**SOURCE EXCERPT:**
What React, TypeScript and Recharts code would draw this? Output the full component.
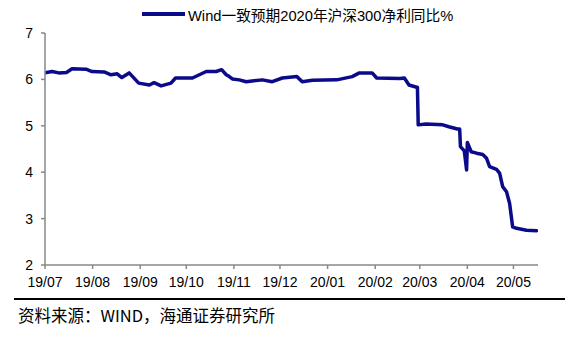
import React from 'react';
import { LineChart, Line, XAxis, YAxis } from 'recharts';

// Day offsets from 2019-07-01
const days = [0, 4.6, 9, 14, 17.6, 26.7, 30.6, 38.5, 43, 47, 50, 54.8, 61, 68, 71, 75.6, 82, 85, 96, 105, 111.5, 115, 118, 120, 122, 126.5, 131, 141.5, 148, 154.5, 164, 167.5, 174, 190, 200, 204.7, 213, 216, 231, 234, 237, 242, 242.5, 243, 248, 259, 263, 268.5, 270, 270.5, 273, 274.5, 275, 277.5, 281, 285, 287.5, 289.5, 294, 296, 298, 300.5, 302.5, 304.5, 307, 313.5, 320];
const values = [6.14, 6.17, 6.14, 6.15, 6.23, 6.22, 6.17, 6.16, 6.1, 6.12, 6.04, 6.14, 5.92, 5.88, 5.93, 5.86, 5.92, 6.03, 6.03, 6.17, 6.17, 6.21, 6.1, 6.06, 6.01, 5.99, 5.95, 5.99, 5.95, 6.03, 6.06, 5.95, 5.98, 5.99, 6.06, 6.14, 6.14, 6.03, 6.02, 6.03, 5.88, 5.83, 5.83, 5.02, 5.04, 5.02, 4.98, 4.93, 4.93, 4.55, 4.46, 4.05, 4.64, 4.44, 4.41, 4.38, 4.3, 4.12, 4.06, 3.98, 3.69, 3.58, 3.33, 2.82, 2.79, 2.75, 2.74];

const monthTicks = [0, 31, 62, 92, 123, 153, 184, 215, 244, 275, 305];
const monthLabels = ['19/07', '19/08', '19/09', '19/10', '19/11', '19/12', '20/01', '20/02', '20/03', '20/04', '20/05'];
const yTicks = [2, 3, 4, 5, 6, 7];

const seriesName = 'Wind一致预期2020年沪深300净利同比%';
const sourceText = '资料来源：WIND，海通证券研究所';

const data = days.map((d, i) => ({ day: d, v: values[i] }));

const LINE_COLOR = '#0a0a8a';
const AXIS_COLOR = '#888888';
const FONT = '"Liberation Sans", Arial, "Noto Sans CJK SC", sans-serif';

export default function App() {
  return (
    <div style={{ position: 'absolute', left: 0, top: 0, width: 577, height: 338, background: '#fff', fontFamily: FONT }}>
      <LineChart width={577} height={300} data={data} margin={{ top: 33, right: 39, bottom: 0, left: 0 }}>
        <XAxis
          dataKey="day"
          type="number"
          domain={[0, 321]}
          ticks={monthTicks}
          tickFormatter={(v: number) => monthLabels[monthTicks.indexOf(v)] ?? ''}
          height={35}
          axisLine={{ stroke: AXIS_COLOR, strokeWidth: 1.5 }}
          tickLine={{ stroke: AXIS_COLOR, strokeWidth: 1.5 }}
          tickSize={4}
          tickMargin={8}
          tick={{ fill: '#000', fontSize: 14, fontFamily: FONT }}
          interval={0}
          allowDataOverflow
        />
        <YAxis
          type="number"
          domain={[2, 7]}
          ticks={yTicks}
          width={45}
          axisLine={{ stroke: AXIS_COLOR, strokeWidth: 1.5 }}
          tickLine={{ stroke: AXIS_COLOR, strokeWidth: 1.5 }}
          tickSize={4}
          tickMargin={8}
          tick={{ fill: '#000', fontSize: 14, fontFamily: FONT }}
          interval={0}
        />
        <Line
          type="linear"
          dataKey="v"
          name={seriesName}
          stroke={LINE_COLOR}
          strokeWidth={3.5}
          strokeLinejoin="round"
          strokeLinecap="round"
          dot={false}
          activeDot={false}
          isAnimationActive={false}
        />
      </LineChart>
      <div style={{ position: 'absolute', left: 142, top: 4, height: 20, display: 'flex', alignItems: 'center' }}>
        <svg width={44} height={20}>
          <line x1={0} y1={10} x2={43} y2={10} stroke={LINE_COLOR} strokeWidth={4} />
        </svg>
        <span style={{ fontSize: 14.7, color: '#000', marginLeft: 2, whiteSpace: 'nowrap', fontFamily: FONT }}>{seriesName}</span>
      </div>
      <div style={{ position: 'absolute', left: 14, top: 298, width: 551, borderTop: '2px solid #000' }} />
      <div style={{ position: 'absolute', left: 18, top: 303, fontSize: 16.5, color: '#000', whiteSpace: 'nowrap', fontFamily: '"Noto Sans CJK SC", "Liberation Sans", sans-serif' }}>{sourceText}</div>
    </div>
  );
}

**WORK REQUIRED:** Repeat the listing verbatim. Skip the pictures.

**SOLUTION TO THIS EXERCISE:**
What React, TypeScript and Recharts code would draw this? Output the full component.
import React from 'react';
import { LineChart, Line, XAxis, YAxis } from 'recharts';

// Day offsets from 2019-07-01
const days = [0, 4.6, 9, 14, 17.6, 26.7, 30.6, 38.5, 43, 47, 50, 54.8, 61, 68, 71, 75.6, 82, 85, 96, 105, 111.5, 115, 118, 120, 122, 126.5, 131, 141.5, 148, 154.5, 164, 167.5, 174, 190, 200, 204.7, 213, 216, 231, 234, 237, 242, 242.5, 243, 248, 259, 263, 268.5, 270, 270.5, 273, 274.5, 275, 277.5, 281, 285, 287.5, 289.5, 294, 296, 298, 300.5, 302.5, 304.5, 307, 313.5, 320];
const values = [6.14, 6.17, 6.14, 6.15, 6.23, 6.22, 6.17, 6.16, 6.1, 6.12, 6.04, 6.14, 5.92, 5.88, 5.93, 5.86, 5.92, 6.03, 6.03, 6.17, 6.17, 6.21, 6.1, 6.06, 6.01, 5.99, 5.95, 5.99, 5.95, 6.03, 6.06, 5.95, 5.98, 5.99, 6.06, 6.14, 6.14, 6.03, 6.02, 6.03, 5.88, 5.83, 5.83, 5.02, 5.04, 5.02, 4.98, 4.93, 4.93, 4.55, 4.46, 4.05, 4.64, 4.44, 4.41, 4.38, 4.3, 4.12, 4.06, 3.98, 3.69, 3.58, 3.33, 2.82, 2.79, 2.75, 2.74];

const monthTicks = [0, 31, 62, 92, 123, 153, 184, 215, 244, 275, 305];
const monthLabels = ['19/07', '19/08', '19/09', '19/10', '19/11', '19/12', '20/01', '20/02', '20/03', '20/04', '20/05'];
const yTicks = [2, 3, 4, 5, 6, 7];

const seriesName = 'Wind一致预期2020年沪深300净利同比%';
const sourceText = '资料来源：WIND，海通证券研究所';

const data = days.map((d, i) => ({ day: d, v: values[i] }));

const LINE_COLOR = '#0a0a8a';
const AXIS_COLOR = '#888888';
const FONT = '"Liberation Sans", Arial, "Noto Sans CJK SC", sans-serif';

export default function App() {
  return (
    <div style={{ position: 'absolute', left: 0, top: 0, width: 577, height: 338, background: '#fff', fontFamily: FONT }}>
      <LineChart width={577} height={300} data={data} margin={{ top: 33, right: 39, bottom: 0, left: 0 }}>
        <XAxis
          dataKey="day"
          type="number"
          domain={[0, 321]}
          ticks={monthTicks}
          tickFormatter={(v: number) => monthLabels[monthTicks.indexOf(v)] ?? ''}
          height={35}
          axisLine={{ stroke: AXIS_COLOR, strokeWidth: 1.5 }}
          tickLine={{ stroke: AXIS_COLOR, strokeWidth: 1.5 }}
          tickSize={4}
          tickMargin={8}
          tick={{ fill: '#000', fontSize: 14, fontFamily: FONT }}
          interval={0}
          allowDataOverflow
        />
        <YAxis
          type="number"
          domain={[2, 7]}
          ticks={yTicks}
          width={45}
          axisLine={{ stroke: AXIS_COLOR, strokeWidth: 1.5 }}
          tickLine={{ stroke: AXIS_COLOR, strokeWidth: 1.5 }}
          tickSize={4}
          tickMargin={8}
          tick={{ fill: '#000', fontSize: 14, fontFamily: FONT }}
          interval={0}
        />
        <Line
          type="linear"
          dataKey="v"
          name={seriesName}
          stroke={LINE_COLOR}
          strokeWidth={3.5}
          strokeLinejoin="round"
          strokeLinecap="round"
          dot={false}
          activeDot={false}
          isAnimationActive={false}
        />
      </LineChart>
      <div style={{ position: 'absolute', left: 142, top: 4, height: 20, display: 'flex', alignItems: 'center' }}>
        <svg width={44} height={20}>
          <line x1={0} y1={10} x2={43} y2={10} stroke={LINE_COLOR} strokeWidth={4} />
        </svg>
        <span style={{ fontSize: 14.7, color: '#000', marginLeft: 2, whiteSpace: 'nowrap', fontFamily: FONT }}>{seriesName}</span>
      </div>
      <div style={{ position: 'absolute', left: 14, top: 298, width: 551, borderTop: '2px solid #000' }} />
      <div style={{ position: 'absolute', left: 18, top: 303, fontSize: 16.5, color: '#000', whiteSpace: 'nowrap', fontFamily: '"Noto Sans CJK SC", "Liberation Sans", sans-serif' }}>{sourceText}</div>
    </div>
  );
}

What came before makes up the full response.